Nice, just remember stay as still as possible, or use a tripod, and use macro, which it looks like your doin!


----------



## BeardyBen (Apr 13, 2006)

so can anyone guess what the herps are??????


----------



## waruikazi (Apr 13, 2006)

The tuatara's have the reminents of a third eye don't they?


----------



## BeardyBen (Apr 13, 2006)

yeah they do, amazing little prehistoric dinosaurs.


----------



## scotchbo (Apr 13, 2006)

i can believe they only breath ounce an hour weird but very good photo's mate cute lil herp's


----------



## BeardyBen (Apr 13, 2006)

cheers scotchbo they live for extroadinary long time too up to 150 years


----------



## Hickson (Apr 14, 2006)

BeardyBen said:


> so can anyone guess what the herps are??????

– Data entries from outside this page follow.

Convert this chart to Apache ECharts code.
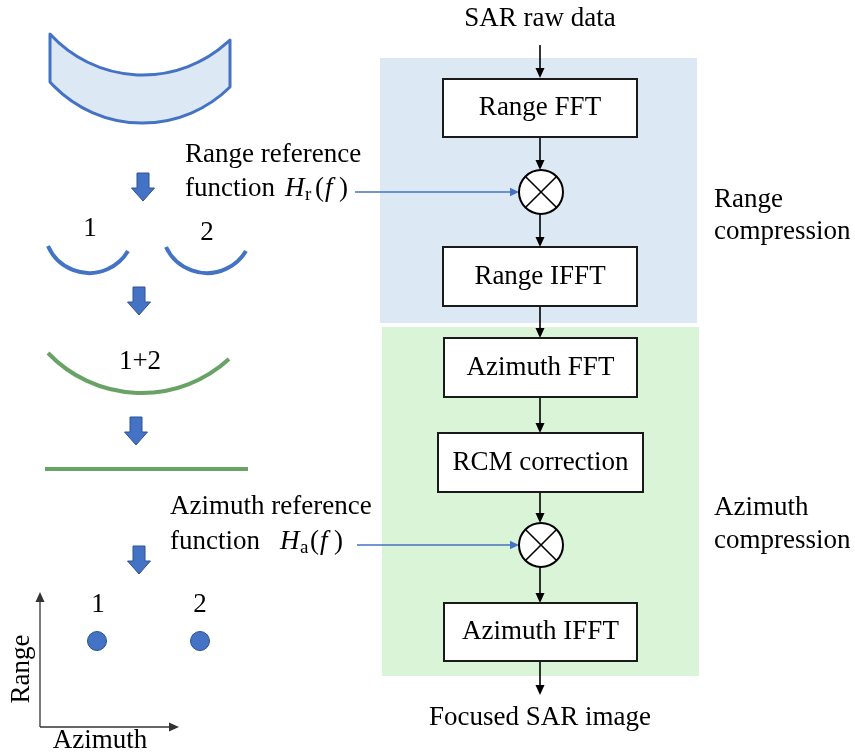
<!DOCTYPE html>
<html>
<head>
<meta charset="utf-8">
<title>SAR range-Doppler processing</title>
<script src="https://cdn.jsdelivr.net/npm/echarts@6/dist/echarts.min.js"></script>
<style>
  html, body { margin: 0; padding: 0; background: #fff; }
  #chart { width: 855px; height: 753px; }
</style>
</head>
<body>
<div id="chart"></div>
<script>
// diagram units: the hidden axes run 0..855 across and 0..753 down

// flow chart (right half)
const stageRegions = [[380, 58, 697, 323], [382, 327, 699, 676]];
const stageBoxes = [
  ['Range FFT', 443, 79, 637, 137],
  ['Range IFFT', 443, 247, 637, 306],
  ['Azimuth FFT', 444, 338, 637, 397],
  ['RCM correction', 438, 433, 643, 492],
  ['Azimuth IFFT', 444, 603, 637, 661]
];
const mixers = [[541, 192, 22], [541, 545, 22]];
const flowArrows = [
  [540, 45, 540, 78],
  [540, 137, 540, 170],
  [540, 214, 540, 247],
  [540, 306, 540, 338],
  [540, 397, 540, 433],
  [540, 492, 540, 523],
  [540, 567, 540, 603],
  [540, 661, 540, 695]
];
const refArrows = [[355, 192, 519, 192], [357, 545, 519, 545]];

// echo sketches (left half): each curve is start, lowest point, end
const rawEchoTop = [[50, 34], [140, 75], [230, 40]];
const rawEchoBottom = [[50, 82], [140, 123], [230, 87]];
const echoArcs = [
  [[48, 246], [88, 273], [128, 251]],
  [[166, 247], [206, 273], [246, 251]]
];
const sumArcs = [[[48, 353], [139, 393], [229, 359]]];
const focusLines = [[45, 469, 248, 469]];
const stepArrows = [[143, 173], [139, 287], [136, 417], [139, 546]];
const targetPoints = [[97, 641], [200, 641]];
const sketchAxes = [[40, 727, 40, 592], [40, 727, 179, 727]];

// text
const captions = [
  ['SAR raw data', 540, 19, 'center'],
  ['Focused SAR image', 540, 718, 'center'],
  ['Range reference', 185, 155, 'left'],
  ['function', 185, 189, 'left'],
  ['Azimuth reference', 170, 507, 'left'],
  ['function', 170, 542, 'left'],
  ['Range', 714, 200, 'left'],
  ['compression', 714, 232, 'left'],
  ['Azimuth', 714, 508, 'left'],
  ['compression', 714, 541, 'left'],
  ['1', 90, 229, 'center'],
  ['2', 207, 233, 'center'],
  ['1+2', 140, 362, 'center'],
  ['1', 98, 605, 'center'],
  ['2', 200, 605, 'center'],
  ['Azimuth', 100, 741, 'center']
];
const verticalCaptions = [['Range', 22, 669]];
const refFunctions = [['r', 285, 189], ['a', 280, 542]];

const FONT = '"Liberation Serif", "Times New Roman", serif';
const TEXT = '#000';
const BLUE = '#4472c4';
const BLUE_EDGE = '#2f528f';
const GREEN = '#68a265';
const REGION_FILL = ['#dde8f5', '#daf4d7'];

const chart = echarts.init(document.getElementById('chart'));

function arrowShape(api, x0, y0, x1, y1, color, width, headLen, headHalf) {
  const a = api.coord([x0, y0]);
  const b = api.coord([x1, y1]);
  const dx = b[0] - a[0], dy = b[1] - a[1];
  const len = Math.hypot(dx, dy);
  const ux = dx / len, uy = dy / len;
  const bx = b[0] - ux * headLen, by = b[1] - uy * headLen;
  return {
    type: 'group',
    children: [
      { type: 'line', shape: { x1: a[0], y1: a[1], x2: bx + ux, y2: by + uy },
        style: { stroke: color, lineWidth: width } },
      { type: 'polygon',
        shape: { points: [b, [bx - uy * headHalf, by + ux * headHalf], [bx + uy * headHalf, by - ux * headHalf]] },
        style: { fill: color } }
    ]
  };
}

// radius of the circle through three pixel points
function radius3(p, q, r) {
  const d = 2 * (p[0] * (q[1] - r[1]) + q[0] * (r[1] - p[1]) + r[0] * (p[1] - q[1]));
  const sp = p[0] * p[0] + p[1] * p[1], sq = q[0] * q[0] + q[1] * q[1], sr = r[0] * r[0] + r[1] * r[1];
  const cx = (sp * (q[1] - r[1]) + sq * (r[1] - p[1]) + sr * (p[1] - q[1])) / d;
  const cy = (sp * (r[0] - q[0]) + sq * (p[0] - r[0]) + sr * (q[0] - p[0])) / d;
  return Math.hypot(p[0] - cx, p[1] - cy);
}

function arcPath(api, pts) {
  const p = pts.map(v => api.coord(v));
  const R = radius3(p[0], p[1], p[2]);
  return 'M' + p[0][0] + ' ' + p[0][1] + ' A' + R + ' ' + R + ' 0 0 0 ' + p[2][0] + ' ' + p[2][1];
}

function textEl(text, x, y, align, font, extra) {
  return Object.assign({
    type: 'text', x: x, y: y,
    style: { text: text, fill: TEXT, font: font, align: align, verticalAlign: 'middle' }
  }, extra || {});
}

const option = {
  animation: false,
  backgroundColor: '#fff',
  grid: { left: 0, right: 0, top: 0, bottom: 0 },
  xAxis: { type: 'value', min: 0, max: 855, show: false },
  yAxis: { type: 'value', min: 0, max: 753, inverse: true, show: false },
  series: [
    {
      // shaded processing stages
      type: 'custom', z: 1,
      data: stageRegions,
      renderItem: (params, api) => {
        const a = api.coord([api.value(0), api.value(1)]);
        const b = api.coord([api.value(2), api.value(3)]);
        return { type: 'rect', shape: { x: a[0], y: a[1], width: b[0] - a[0], height: b[1] - a[1] },
          style: { fill: REGION_FILL[params.dataIndex] } };
      }
    },
    {
      type: 'custom', z: 2,
      data: flowArrows,
      renderItem: (params, api) =>
        arrowShape(api, api.value(0), api.value(1), api.value(2), api.value(3), '#000', 1.6, 10, 4.5)
    },
    {
      type: 'custom', z: 2,
      data: refArrows,
      renderItem: (params, api) =>
        arrowShape(api, api.value(0), api.value(1), api.value(2), api.value(3), BLUE, 1.3, 9, 4.2)
    },
    {
      type: 'custom', z: 3,
      data: stageBoxes.map(b => b.slice(1)),
      renderItem: (params, api) => {
        const a = api.coord([api.value(0), api.value(1)]);
        const b = api.coord([api.value(2), api.value(3)]);
        return {
          type: 'group',
          children: [
            { type: 'rect', shape: { x: a[0], y: a[1], width: b[0] - a[0], height: b[1] - a[1] },
              style: { fill: '#fff', stroke: '#1a1a1a', lineWidth: 2 } },
            textEl(stageBoxes[params.dataIndex][0], (a[0] + b[0]) / 2, (a[1] + b[1]) / 2, 'center', '27px ' + FONT)
          ]
        };
      }
    },
    {
      // multipliers
      type: 'custom', z: 3,
      data: mixers,
      renderItem: (params, api) => {
        const c = api.coord([api.value(0), api.value(1)]);
        const r = api.size([api.value(2), 0])[0];
        const k = r * Math.SQRT1_2;
        const ls = { stroke: '#000', lineWidth: 1.6 };
        return {
          type: 'group',
          children: [
            { type: 'circle', shape: { cx: c[0], cy: c[1], r: r }, style: { fill: '#fff', stroke: '#000', lineWidth: 2 } },
            { type: 'line', shape: { x1: c[0] - k, y1: c[1] - k, x2: c[0] + k, y2: c[1] + k }, style: ls },
            { type: 'line', shape: { x1: c[0] - k, y1: c[1] + k, x2: c[0] + k, y2: c[1] - k }, style: ls }
          ]
        };
      }
    },
    {
      // raw echo band
      type: 'custom', z: 3,
      data: [rawEchoTop[1]],
      renderItem: (params, api) => {
        const t = rawEchoTop.map(v => api.coord(v));
        const b = rawEchoBottom.map(v => api.coord(v));
        const rt = radius3(t[0], t[1], t[2]);
        const rb = radius3(b[0], b[1], b[2]);
        const d = 'M' + t[0][0] + ' ' + t[0][1] +
          ' A' + rt + ' ' + rt + ' 0 0 0 ' + t[2][0] + ' ' + t[2][1] +
          ' L' + b[2][0] + ' ' + b[2][1] +
          ' A' + rb + ' ' + rb + ' 0 0 1 ' + b[0][0] + ' ' + b[0][1] + ' Z';
        return { type: 'path', shape: { pathData: d },
          style: { fill: '#dde8f5', stroke: BLUE, lineWidth: 3, lineJoin: 'round' } };
      }
    },
    {
      type: 'custom', z: 3,
      data: echoArcs.map(a => a[1]),
      renderItem: (params, api) => ({
        type: 'path', shape: { pathData: arcPath(api, echoArcs[params.dataIndex]) },
        style: { fill: null, stroke: BLUE, lineWidth: 4 }
      })
    },
    {
      type: 'custom', z: 3,
      data: sumArcs.map(a => a[1]),
      renderItem: (params, api) => ({
        type: 'path', shape: { pathData: arcPath(api, sumArcs[params.dataIndex]) },
        style: { fill: null, stroke: GREEN, lineWidth: 4 }
      })
    },
    {
      type: 'custom', z: 3,
      data: focusLines,
      renderItem: (params, api) => {
        const a = api.coord([api.value(0), api.value(1)]);
        const b = api.coord([api.value(2), api.value(3)]);
        return { type: 'line', shape: { x1: a[0], y1: a[1], x2: b[0], y2: b[1] },
          style: { stroke: GREEN, lineWidth: 4 } };
      }
    },
    {
      // block arrows between sketches
      type: 'custom', z: 3,
      data: stepArrows,
      renderItem: (params, api) => {
        const x = api.value(0), y = api.value(1);
        const pts = [[x - 6, y], [x + 6, y], [x + 6, y + 15], [x + 11.5, y + 15], [x, y + 28],
          [x - 11.5, y + 15], [x - 6, y + 15]].map(v => api.coord(v));
        return { type: 'polygon', shape: { points: pts },
          style: { fill: BLUE, stroke: BLUE_EDGE, lineWidth: 1 } };
      }
    },
    {
      type: 'custom', z: 3,
      data: sketchAxes,
      renderItem: (params, api) =>
        arrowShape(api, api.value(0), api.value(1), api.value(2), api.value(3), '#333', 1.3, 10, 4.5)
    },
    {
      type: 'scatter', z: 4,
      data: targetPoints,
      symbol: 'circle',
      symbolSize: 19,
      itemStyle: { color: BLUE, borderColor: BLUE_EDGE, borderWidth: 1, opacity: 1 },
      silent: true
    },
    {
      type: 'custom', z: 5,
      data: captions.map(c => [c[1], c[2]]),
      renderItem: (params, api) => {
        const c = captions[params.dataIndex];
        const p = api.coord([api.value(0), api.value(1)]);
        return textEl(c[0], p[0], p[1], c[3], '27px ' + FONT);
      }
    },
    {
      type: 'custom', z: 5,
      data: verticalCaptions.map(c => [c[1], c[2]]),
      renderItem: (params, api) => {
        const p = api.coord([api.value(0), api.value(1)]);
        return textEl(verticalCaptions[params.dataIndex][0], 0, 0, 'center', '27px ' + FONT,
          { x: p[0], y: p[1], rotation: Math.PI / 2, style: {
            text: verticalCaptions[params.dataIndex][0], fill: TEXT, font: '27px ' + FONT,
            align: 'center', verticalAlign: 'middle', x: 0, y: 0 } });
      }
    },
    {
      // H_r(f), H_a(f)
      type: 'custom', z: 5,
      data: refFunctions.map(c => [c[1], c[2]]),
      renderItem: (params, api) => {
        const sub = refFunctions[params.dataIndex][0];
        const p = api.coord([api.value(0), api.value(1)]);
        const it = 'italic 27px ' + FONT;
        const up = '27px ' + FONT;
        return {
          type: 'group',
          children: [
            textEl('H', p[0], p[1], 'left', it),
            textEl(sub, p[0] + 20, p[1] + 6, 'left', '19px ' + FONT),
            textEl('(', p[0] + 30, p[1], 'left', up),
            textEl('f', p[0] + 40, p[1], 'left', it),
            textEl(')', p[0] + 54, p[1], 'left', up)
          ]
        };
      }
    }
  ]
};

chart.setOption(option);
</script>
</body>
</html>
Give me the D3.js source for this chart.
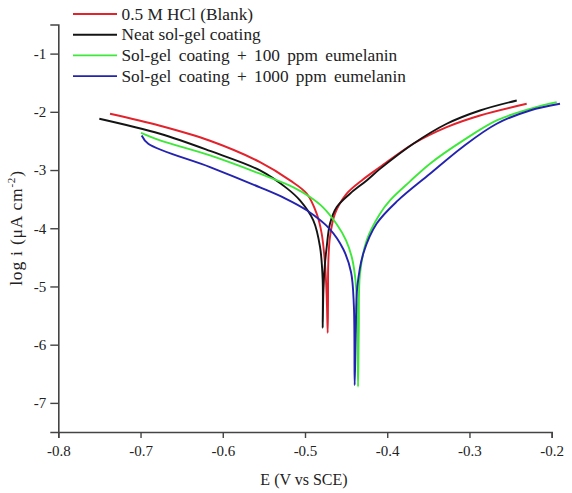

The first two are NZ Green Geckos (_Naultinus elegans_), the third looks like a Forest Gecko (_Hoplodactylus granulatus_), and the skink could be the Common Skink (_Leiolopisma nigriplantare_) or possibly the Northern Brown Skink (_L. moco_).



Hix


----------



## shamous1 (Apr 14, 2006)

The second pic is the lizard f the Bridgestone tyre ad. You know the one with Brocky in it. :lol:


----------



## olivehydra (Apr 14, 2006)

waruikazi said:


> The tuatara's have the reminents of a third eye don't they?



Alot of lizzies do, but also like other Kiwi "males" they lack wedding tackle :wink: (sorry TB)


----------



## TrueBlue (Apr 14, 2006)

nothing wrong with my tackle


----------



## Livewire (Apr 14, 2006)

Awesome looking Lizards, and the pics are suberb. Good stuff Beardyben.


----------



## olivehydra (Apr 14, 2006)

TrueBlue said:


> nothing wrong with my tackle



Didnt say there was, just a lack there of :wink:


----------



## TrueBlue (Apr 14, 2006)

or its size thank you very much. :lol:


----------



## swampie (Apr 14, 2006)

Those little green fellas are my fav gex , nice pix dude .


----------



## tiff (Apr 22, 2006)

That last photo of the Tuatara is stunning, that's not through glass is it? I could never get a decent shot of one through the thick glass that was in every enclosure we saw....the ones that we in cages were never out because it was the middle of Winter! North and South Islands, we went to pretty much every wildlife sancturay and Museum that had them, and my best shot is this one.  It's sad! It's great to see a pic like yours.
I've only got a Cannon A80 4mp at the moment....2 1/2 years old. Which camera are you using?


----------



## krusty (Apr 22, 2006)

cool pics mate


----------



## mciver (May 17, 2006)

My missus only needs to take one breath in an hour when she's berating me! We went to Rotorua a couple of times last year, now I know where she learned it!

Gotta go here she comes

Regards P


----------



## nickvelez (May 17, 2006)

those Naultinus are really the business!


----------